With this background I believe you can now see the problems raised by section 5 of H.R. 12686 and its related bills. Section 4 fully empowers the Secretary of the Interior to enter into any concession arrangements necessary to administer the Visitors Center. Section 5 may seek to go beyond that.

If the language is enacted, the argument might be made that the rulings in the litigation on the Mall shuttle, which I have just described, had been overruled by this bill. It might be said either, No. 1, that this language provides a new basis for an assertion of exclusive jurisdiction by the Secretary of the Interior; or, No. 2, that this language brings Interior's concessionaire within the exemption in this compact of transportation "by the Federal Government." If the Department is seeking, under section 5, to reverse the holding of the court of appeals in the Mall shuttle case, certain problems are raised which you should consider.

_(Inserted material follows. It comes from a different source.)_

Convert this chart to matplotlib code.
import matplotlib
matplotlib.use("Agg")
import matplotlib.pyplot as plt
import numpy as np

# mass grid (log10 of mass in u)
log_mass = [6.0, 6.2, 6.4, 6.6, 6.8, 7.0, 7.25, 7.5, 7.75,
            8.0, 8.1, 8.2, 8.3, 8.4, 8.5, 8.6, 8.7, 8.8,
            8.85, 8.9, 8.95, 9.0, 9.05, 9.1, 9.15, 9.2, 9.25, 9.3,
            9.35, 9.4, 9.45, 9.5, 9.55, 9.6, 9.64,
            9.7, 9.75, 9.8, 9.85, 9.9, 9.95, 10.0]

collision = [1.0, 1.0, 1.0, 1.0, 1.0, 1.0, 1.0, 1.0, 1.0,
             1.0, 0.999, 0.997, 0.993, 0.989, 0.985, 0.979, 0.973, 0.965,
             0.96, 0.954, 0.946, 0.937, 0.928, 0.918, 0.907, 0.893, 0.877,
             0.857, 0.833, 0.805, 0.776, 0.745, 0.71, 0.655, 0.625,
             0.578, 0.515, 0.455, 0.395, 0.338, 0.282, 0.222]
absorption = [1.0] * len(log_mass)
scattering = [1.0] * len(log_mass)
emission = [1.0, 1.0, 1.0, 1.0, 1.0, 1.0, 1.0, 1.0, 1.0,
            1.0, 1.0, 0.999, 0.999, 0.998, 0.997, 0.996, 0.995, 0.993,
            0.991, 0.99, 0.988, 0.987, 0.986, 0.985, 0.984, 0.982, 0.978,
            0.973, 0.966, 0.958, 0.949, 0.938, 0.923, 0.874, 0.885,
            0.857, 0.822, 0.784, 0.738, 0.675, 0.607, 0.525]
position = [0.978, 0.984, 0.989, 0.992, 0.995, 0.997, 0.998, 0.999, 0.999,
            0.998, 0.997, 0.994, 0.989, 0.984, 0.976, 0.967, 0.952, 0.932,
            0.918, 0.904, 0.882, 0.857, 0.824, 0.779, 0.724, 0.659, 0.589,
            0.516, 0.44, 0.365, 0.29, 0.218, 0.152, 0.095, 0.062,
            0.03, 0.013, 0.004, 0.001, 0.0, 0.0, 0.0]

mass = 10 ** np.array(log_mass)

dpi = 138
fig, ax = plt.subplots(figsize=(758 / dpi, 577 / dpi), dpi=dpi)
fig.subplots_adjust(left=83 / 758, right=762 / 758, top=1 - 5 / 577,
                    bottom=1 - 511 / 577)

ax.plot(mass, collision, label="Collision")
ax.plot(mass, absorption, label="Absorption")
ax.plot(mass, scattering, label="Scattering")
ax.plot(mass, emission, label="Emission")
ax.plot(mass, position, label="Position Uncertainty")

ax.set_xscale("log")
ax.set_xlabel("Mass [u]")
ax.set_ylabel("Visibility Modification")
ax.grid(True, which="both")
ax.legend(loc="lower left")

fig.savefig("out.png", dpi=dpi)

First, there is serious question whether enactment of this section would accomplish that objective. As the committee is undoubtedly aware, the Commission's jurisdiction is vested, not solely through an act of Congress but by means of an interstate agreement between the Legislatures of Maryland and Virginia, as well as by the Congress, on behalf of the District of Columbia. It is doubtful that the jurisdiction conferred by the compact as approved by Congress could be divested through the unilateral act of one of these legislative bodies. Since the impact of this bill on existing provisions of the compact would be unclear, enactment of this section might only lead to further litigation and serious delay.

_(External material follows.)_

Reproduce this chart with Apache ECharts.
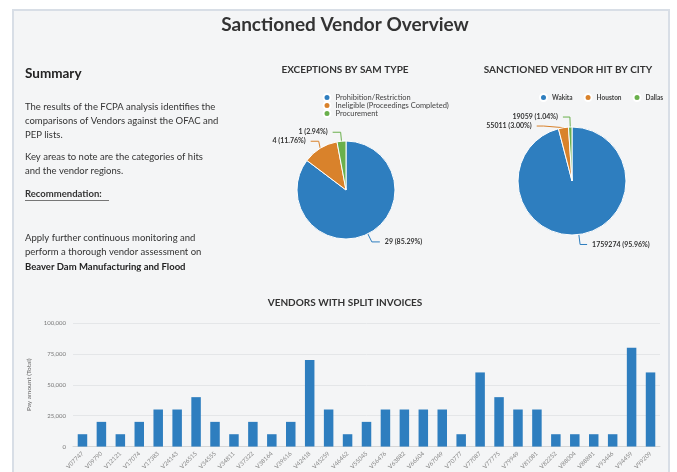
<!DOCTYPE html>
<html>
<head>
<meta charset="utf-8">
<script src="https://cdn.jsdelivr.net/npm/echarts@6/dist/echarts.min.js"></script>
<style>
  html, body { margin: 0; padding: 0; background: #fff; }
  #chart { width: 677px; height: 472px; }
</style>
</head>
<body>
<div id="chart"></div>
<script>
// data
const vendorIds = ['V07747', 'V09790', 'V12121', 'V17074', 'V17383', 'V24143', 'V26515', 'V34555',
  'V34811', 'V37322', 'V38164', 'V39616', 'V42418', 'V45259', 'V46462', 'V55045', 'V56476',
  'V63882', 'V66604', 'V67049', 'V70777', 'V77087', 'V77775', 'V79949', 'V81081', 'V82252',
  'V88004', 'V88881', 'V93446', 'V94459', 'V99209']
const payAmounts = [10000, 20000, 10000, 20000, 30000, 30000, 40000, 20000,
  10000, 20000, 10000, 20000, 70000, 30000, 10000, 20000, 30000,
  30000, 30000, 30000, 10000, 60000, 40000, 30000, 30000, 10000,
  10000, 10000, 10000, 80000, 60000]
const yTicks = [0, 25000, 50000, 75000, 100000]

const samTypes = ['Prohibition/Restriction', 'Ineligible (Proceedings Completed)', 'Procurement']
const samCounts = [29, 4, 1]

const cities = ['Wakita', 'Houston', 'Dallas']
const cityHits = [1759274, 55011, 19059]

// summary text, [y, text]
const summaryLines = [
  [107, 'The results of the FCPA analysis identifies the'],
  [121, 'comparisons of Vendors against the OFAC and'],
  [135, 'PEP lists.'],
  [157, 'Key areas to note are the categories of hits'],
  [171, 'and the vendor regions.'],
  [238, 'Apply further continuous monitoring and'],
  [252, 'perform a thorough vendor assessment on']
]

const FONT = 'Lato'
const BG = '#f4f5f6'

const chart = echarts.init(document.getElementById('chart'))

function txt(x, y, text, size, weight, color, align) {
  return {
    type: 'text', x: x, y: y, z: 10,
    style: {
      text: text, fontFamily: FONT, fontSize: size, fontWeight: weight || 'normal',
      fill: color || '#333', align: align || 'left', verticalAlign: 'middle'
    }
  }
}

const graphics = [
  // panel
  { type: 'rect', z: -10, shape: { x: 13, y: 10, width: 656, height: 480 },
    style: { fill: BG, stroke: '#d8dee6', lineWidth: 2 } },
  txt(345, 25, 'Sanctioned Vendor Overview', 19, 'bold', '#333', 'center'),
  txt(25, 74, 'Summary', 13.5, 'bold', '#222'),
  txt(345, 70, 'EXCEPTIONS BY SAM TYPE', 10, 'bold', '#333', 'center'),
  txt(568, 70, 'SANCTIONED VENDOR HIT BY CITY', 10, 'bold', '#333', 'center'),
  txt(345, 303, 'VENDORS WITH SPLIT INVOICES', 10, 'bold', '#333', 'center'),
  txt(25, 194, 'Recommendation:', 9.5, 'bold', '#333'),
  { type: 'line', z: 10, shape: { x1: 25, y1: 200.5, x2: 109, y2: 200.5 },
    style: { stroke: '#555', lineWidth: 0.8 } },
  txt(25, 267, 'Beaver Dam Manufacturing and Flood', 9.5, 'bold', '#222'),
  // the summary box cuts its text off here
  { type: 'rect', z: 20, shape: { x: 18, y: 271.5, width: 230, height: 14 },
    style: { fill: BG } }
]
summaryLines.forEach(l => graphics.push(txt(25, l[0], l[1], 9.5, 'normal', '#333')))

function pieLabel(values) {
  const total = values.reduce((a, b) => a + b, 0)
  return {
    formatter: p => p.value + ' (' + (p.value / total * 100).toFixed(2) + '%)',
    fontFamily: FONT,
    fontSize: 7,
    fontWeight: 'bold',
    color: '#333'
  }
}

chart.setOption({
  animation: false,
  backgroundColor: '#fff',
  color: ['#2e7ebf', '#d9822b', '#6ab04c'],
  textStyle: { fontFamily: FONT },
  graphic: graphics,
  legend: [
    {
      data: samTypes,
      orient: 'vertical',
      left: 322.5, top: 93, padding: 0,
      icon: 'circle', itemWidth: 7, itemHeight: 7, itemGap: -1,
      textStyle: { fontSize: 7.5, lineHeight: 7.5, color: '#444', fontFamily: FONT }
    },
    {
      data: cities,
      orient: 'horizontal',
      left: 539, top: 93, padding: 0,
      icon: 'circle', itemWidth: 7, itemHeight: 7, itemGap: 11,
      textStyle: { fontSize: 6.5, lineHeight: 7.5, color: '#444', fontFamily: FONT, fontWeight: 'bold' }
    }
  ],
  grid: { left: 73, right: 17, top: 323, bottom: 23.5 },
  xAxis: {
    type: 'category',
    data: vendorIds,
    axisLine: { lineStyle: { color: '#d6d6d6' } },
    axisTick: { lineStyle: { color: '#d6d6d6' }, length: 4 },
    axisLabel: { rotate: 45, fontSize: 6, color: '#888', margin: 6, interval: 0 }
  },
  yAxis: {
    type: 'value',
    min: yTicks[0],
    max: yTicks[yTicks.length - 1],
    interval: yTicks[1] - yTicks[0],
    name: 'Pay amount (Total)',
    nameLocation: 'middle',
    nameGap: 35,
    nameTextStyle: { fontSize: 6.5, color: '#666' },
    axisLine: { show: false },
    axisTick: { show: false },
    axisLabel: {
      fontSize: 6, color: '#777', margin: 7,
      formatter: v => v.toLocaleString('en-US')
    },
    splitLine: { lineStyle: { color: '#e4e6e8' } }
  },
  series: [
    {
      type: 'pie',
      name: 'SAM type',
      center: [346, 190],
      radius: 49,
      data: samTypes.map((n, i) => ({ name: n, value: samCounts[i] })),
      itemStyle: { borderColor: '#fff', borderWidth: 1 },
      label: pieLabel(samCounts),
      labelLine: { length: 9, length2: 8, lineStyle: { width: 1 } }
    },
    {
      type: 'pie',
      name: 'City',
      center: [572, 181],
      radius: 54,
      data: cities.map((n, i) => ({ name: n, value: cityHits[i] })),
      itemStyle: { borderColor: '#fff', borderWidth: 1 },
      label: pieLabel(cityHits),
      labelLine: { length: 10, length2: 7, lineStyle: { width: 1 } }
    },
    {
      type: 'bar',
      name: 'Pay amount',
      data: payAmounts,
      barWidth: 9.5,
      itemStyle: { color: '#2e7ebf' }
    }
  ]
})
</script>
</body>
</html>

There is, of course, a much more important question than the somewhat legalistic matter I have just discussed. Assuming that the purpose and effect of section 5 is to exempt transportation on the Mall from our jurisdiction and transportation between the Mall and Union Station from the jurisdiction of the Transit Commission, it is the Commission's view that this would be a very unwise policy to adopt. It would, of course, completely reverse a policy adopted by Congress just 6 years ago. Thus, the very purpose of the compact, when it was first enacted, was to unify the regulation of transportation of persons for hire in the Washington metropolitan area under one regulatory agency.